At the insistence of the Giuliani administration, which in 1997 said that any development on the site must include a performing arts center, the complex will be the new home of Jazz at Lincoln Center. Columbus Centre will provide the jazz program with a 1,100-seat concert theater, a 600-seat performance atrium and a 140-seat jazz cafe as well as recording studios and classroom space dedicated to jazz.

The complex also will house a seven-story retail venue of 364,000 sq. ft. Its south tower will contain 203 luxury condominiums, while the north tower will include a 249-room luxury Mandarin Oriental Hotel. Besides the AOL Time Warner space, the project will also contain 193,000 sq. ft. of leasable office space and 548 enclosed parking spaces.

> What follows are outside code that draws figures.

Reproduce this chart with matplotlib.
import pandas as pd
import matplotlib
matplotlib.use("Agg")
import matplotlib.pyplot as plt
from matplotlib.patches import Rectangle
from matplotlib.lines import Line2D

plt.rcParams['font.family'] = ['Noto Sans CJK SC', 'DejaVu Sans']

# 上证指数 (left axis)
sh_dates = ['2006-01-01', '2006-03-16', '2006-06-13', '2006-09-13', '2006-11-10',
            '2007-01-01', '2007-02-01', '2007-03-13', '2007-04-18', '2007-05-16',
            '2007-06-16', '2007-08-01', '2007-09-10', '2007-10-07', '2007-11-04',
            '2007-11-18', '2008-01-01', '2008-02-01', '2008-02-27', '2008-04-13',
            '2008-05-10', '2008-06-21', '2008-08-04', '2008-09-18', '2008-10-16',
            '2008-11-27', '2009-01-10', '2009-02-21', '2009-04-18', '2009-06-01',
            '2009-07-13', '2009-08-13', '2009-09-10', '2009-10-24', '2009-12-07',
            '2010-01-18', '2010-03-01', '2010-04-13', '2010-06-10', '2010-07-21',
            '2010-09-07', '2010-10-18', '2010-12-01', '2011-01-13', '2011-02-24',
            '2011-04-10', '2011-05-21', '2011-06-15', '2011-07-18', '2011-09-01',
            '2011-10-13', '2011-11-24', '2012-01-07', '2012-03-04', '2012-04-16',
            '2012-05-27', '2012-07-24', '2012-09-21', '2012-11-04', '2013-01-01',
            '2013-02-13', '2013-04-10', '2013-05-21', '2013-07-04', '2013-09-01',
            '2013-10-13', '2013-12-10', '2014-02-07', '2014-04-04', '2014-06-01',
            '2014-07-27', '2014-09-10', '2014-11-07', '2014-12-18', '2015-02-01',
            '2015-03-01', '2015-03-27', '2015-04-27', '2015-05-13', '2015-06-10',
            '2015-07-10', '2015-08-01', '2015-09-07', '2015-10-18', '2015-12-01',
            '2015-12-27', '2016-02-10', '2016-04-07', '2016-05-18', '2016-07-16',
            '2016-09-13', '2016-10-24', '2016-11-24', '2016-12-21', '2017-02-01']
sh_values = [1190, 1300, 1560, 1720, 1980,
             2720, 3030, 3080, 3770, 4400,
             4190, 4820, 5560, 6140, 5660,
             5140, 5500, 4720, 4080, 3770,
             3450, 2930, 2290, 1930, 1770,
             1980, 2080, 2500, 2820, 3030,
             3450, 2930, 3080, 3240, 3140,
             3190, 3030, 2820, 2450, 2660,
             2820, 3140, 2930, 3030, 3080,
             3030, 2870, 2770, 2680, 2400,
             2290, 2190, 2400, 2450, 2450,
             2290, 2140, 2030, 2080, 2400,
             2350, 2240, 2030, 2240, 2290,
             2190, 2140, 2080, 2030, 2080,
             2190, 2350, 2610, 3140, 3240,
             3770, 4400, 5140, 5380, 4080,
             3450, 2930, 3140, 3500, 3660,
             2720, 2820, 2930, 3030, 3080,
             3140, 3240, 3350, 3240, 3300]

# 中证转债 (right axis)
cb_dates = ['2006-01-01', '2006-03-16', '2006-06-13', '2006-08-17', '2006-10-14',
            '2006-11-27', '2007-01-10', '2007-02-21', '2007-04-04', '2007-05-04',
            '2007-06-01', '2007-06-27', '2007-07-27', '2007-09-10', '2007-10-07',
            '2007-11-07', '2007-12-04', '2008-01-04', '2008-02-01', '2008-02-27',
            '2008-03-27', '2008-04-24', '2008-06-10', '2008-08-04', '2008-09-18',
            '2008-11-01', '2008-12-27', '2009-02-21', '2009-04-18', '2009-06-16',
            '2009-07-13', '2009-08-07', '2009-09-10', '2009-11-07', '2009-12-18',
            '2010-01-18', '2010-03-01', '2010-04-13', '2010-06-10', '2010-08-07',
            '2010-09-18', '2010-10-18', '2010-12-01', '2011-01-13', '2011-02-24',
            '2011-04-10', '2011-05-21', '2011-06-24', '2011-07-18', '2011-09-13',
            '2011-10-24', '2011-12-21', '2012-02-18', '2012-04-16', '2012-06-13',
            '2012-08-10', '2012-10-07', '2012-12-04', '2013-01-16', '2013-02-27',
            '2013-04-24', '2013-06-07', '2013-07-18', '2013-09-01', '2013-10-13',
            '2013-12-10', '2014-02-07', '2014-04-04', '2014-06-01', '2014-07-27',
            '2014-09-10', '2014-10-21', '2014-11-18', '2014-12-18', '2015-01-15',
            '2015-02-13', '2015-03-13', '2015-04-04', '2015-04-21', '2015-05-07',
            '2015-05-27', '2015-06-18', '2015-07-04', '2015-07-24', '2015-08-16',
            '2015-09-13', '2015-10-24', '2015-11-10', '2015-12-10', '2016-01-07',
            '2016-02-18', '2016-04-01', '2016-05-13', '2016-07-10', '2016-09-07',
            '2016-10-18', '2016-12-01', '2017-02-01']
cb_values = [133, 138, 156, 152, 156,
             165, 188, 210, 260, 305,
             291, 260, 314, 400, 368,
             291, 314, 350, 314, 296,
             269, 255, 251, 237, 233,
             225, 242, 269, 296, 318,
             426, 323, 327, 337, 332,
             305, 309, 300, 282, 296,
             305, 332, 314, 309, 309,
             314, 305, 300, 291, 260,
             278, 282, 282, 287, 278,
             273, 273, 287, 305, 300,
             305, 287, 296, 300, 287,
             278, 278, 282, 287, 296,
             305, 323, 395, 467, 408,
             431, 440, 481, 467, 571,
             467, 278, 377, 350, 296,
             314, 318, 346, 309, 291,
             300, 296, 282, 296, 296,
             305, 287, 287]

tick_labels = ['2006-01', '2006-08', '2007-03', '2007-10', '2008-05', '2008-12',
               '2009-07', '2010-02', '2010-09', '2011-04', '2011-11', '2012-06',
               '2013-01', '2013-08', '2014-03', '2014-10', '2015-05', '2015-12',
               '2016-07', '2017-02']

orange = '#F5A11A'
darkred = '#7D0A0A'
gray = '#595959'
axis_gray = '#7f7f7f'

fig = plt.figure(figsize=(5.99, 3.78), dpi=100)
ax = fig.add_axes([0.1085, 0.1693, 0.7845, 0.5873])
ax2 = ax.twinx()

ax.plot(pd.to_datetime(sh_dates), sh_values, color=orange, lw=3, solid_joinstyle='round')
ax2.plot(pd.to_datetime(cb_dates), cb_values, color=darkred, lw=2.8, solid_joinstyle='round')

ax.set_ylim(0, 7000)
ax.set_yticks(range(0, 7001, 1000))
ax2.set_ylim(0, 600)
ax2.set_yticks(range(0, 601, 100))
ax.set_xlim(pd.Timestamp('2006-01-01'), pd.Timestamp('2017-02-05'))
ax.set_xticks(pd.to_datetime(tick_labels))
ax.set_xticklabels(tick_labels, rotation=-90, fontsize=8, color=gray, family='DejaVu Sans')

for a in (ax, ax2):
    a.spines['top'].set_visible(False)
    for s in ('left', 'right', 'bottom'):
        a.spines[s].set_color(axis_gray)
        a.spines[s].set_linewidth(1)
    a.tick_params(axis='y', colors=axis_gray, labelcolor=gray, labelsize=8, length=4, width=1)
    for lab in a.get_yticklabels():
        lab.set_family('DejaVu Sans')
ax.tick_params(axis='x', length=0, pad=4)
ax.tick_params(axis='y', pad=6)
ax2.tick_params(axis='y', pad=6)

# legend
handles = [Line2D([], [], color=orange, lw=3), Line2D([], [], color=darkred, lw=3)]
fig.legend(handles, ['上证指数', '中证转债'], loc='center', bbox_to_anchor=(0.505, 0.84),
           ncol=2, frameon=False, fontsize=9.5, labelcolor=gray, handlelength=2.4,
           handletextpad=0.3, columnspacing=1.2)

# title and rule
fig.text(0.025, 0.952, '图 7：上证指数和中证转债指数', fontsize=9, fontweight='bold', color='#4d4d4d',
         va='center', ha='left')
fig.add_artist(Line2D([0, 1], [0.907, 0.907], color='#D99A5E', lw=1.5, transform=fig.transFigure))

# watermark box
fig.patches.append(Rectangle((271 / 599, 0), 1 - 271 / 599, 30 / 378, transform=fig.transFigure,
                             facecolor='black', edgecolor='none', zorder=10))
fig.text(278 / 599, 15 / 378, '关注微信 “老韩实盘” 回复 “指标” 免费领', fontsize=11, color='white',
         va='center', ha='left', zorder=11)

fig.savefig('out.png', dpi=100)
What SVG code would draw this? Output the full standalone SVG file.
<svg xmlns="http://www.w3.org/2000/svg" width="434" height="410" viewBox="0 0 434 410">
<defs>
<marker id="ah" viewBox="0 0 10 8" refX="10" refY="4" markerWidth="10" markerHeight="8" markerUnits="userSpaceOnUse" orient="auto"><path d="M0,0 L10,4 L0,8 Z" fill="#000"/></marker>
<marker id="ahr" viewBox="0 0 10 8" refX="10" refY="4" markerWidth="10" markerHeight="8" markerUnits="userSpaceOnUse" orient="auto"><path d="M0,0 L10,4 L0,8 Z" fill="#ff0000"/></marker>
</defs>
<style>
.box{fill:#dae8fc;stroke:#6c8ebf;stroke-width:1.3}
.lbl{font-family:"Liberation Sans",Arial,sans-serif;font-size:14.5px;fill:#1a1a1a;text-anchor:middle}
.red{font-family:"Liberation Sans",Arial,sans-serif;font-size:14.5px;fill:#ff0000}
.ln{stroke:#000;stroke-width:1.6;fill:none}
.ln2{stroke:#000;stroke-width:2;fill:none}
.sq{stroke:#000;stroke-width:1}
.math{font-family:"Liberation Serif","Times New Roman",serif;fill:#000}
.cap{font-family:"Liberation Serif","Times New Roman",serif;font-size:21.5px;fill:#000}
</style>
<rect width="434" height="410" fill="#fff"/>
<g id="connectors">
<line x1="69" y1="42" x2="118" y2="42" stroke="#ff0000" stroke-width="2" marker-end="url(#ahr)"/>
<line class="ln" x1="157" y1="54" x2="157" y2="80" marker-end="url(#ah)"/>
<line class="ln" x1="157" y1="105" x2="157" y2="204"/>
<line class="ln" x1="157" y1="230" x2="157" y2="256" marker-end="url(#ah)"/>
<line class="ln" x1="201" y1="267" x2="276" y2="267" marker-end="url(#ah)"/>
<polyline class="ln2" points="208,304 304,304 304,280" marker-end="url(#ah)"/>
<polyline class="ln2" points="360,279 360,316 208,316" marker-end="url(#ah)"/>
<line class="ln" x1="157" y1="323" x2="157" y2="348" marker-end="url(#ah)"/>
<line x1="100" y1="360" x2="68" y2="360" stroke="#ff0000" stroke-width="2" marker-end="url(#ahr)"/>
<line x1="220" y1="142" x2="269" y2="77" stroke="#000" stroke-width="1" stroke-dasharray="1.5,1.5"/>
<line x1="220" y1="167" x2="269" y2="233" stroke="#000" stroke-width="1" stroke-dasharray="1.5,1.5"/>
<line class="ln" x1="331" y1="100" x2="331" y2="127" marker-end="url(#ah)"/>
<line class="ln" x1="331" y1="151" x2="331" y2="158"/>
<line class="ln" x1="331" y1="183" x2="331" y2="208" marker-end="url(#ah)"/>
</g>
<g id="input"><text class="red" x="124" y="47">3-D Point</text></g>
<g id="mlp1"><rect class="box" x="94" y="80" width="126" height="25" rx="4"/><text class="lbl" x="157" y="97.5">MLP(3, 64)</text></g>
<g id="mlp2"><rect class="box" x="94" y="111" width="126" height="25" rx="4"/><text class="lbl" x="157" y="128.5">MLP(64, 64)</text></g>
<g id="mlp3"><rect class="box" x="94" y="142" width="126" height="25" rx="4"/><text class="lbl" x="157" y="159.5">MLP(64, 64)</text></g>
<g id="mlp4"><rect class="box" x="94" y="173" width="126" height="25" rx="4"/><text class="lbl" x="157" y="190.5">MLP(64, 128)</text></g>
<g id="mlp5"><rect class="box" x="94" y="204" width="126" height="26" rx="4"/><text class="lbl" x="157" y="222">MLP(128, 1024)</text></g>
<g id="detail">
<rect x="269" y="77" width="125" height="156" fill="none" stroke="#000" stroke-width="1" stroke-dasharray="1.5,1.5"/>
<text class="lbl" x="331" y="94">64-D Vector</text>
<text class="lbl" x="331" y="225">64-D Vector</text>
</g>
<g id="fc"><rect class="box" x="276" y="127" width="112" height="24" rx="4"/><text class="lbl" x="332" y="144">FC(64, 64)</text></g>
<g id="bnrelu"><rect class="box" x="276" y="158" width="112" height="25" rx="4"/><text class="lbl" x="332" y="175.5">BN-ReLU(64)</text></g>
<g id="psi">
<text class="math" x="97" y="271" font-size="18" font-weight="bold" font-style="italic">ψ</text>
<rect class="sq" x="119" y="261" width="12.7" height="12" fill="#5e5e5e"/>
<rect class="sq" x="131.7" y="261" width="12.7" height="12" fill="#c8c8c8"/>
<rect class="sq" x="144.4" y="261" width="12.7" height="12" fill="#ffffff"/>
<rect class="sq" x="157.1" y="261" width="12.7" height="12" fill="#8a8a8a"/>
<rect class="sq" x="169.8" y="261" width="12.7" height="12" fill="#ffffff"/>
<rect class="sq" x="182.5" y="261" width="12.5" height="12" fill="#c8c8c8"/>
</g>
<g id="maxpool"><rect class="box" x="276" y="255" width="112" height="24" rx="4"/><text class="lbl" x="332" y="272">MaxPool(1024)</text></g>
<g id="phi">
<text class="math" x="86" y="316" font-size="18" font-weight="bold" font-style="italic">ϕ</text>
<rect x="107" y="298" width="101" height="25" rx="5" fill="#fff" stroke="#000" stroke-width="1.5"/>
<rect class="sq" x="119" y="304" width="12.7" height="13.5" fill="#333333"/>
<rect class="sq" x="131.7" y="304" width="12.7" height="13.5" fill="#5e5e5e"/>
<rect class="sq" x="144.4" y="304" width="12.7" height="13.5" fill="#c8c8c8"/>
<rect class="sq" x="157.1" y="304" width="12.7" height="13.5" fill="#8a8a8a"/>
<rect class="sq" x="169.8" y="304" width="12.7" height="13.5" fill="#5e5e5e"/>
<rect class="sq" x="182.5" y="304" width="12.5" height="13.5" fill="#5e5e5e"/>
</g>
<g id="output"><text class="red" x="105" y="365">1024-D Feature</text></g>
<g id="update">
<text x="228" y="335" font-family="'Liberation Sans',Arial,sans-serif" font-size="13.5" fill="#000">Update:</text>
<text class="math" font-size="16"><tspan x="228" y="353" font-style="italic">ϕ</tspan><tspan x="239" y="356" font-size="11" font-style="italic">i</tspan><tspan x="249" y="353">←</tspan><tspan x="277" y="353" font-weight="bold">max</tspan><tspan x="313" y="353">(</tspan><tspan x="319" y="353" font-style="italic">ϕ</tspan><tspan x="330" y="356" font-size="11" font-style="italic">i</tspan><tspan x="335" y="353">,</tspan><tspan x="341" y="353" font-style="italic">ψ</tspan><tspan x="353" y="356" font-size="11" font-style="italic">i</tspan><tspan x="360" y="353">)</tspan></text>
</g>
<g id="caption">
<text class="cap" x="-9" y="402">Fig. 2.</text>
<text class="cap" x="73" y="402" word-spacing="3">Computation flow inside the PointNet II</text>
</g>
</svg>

At the southwest entrance to Central Park, between 58th and 60th streets, the complex will be in the center of an entertainment and media corridor. Specifically, the corridor stretches from Times Square and the Broadway theater district to the south and Lincoln Center and ABC Studios to the north on the Upper West Side. Completion is scheduled for late 2003.

GMAC Commercial Mortgage Corp. is providing $1.3 billion in financing. That figure includes a $1.1 billion construction loan - which GMAC claims to be the largest construction loan ever made for a private development project in the United States - and $200 million in mezzanine debt.

Developers have had their eye on the prime Coliseum site for decades. A previous design proposal announced in the late-1980s by Mortimer Zuckerman and Boston Properties ran into opposition by a Manhattan community board and protesters concerned with how the proposed building would cast a shadow across Central Park.

The collapse of the commercial real estate market in 1989 led to further delays. In 1996, the Giuliani administration and the Metropolitan Transportation Authority, which owned the site, put out a new request for development proposals that led to the current project team.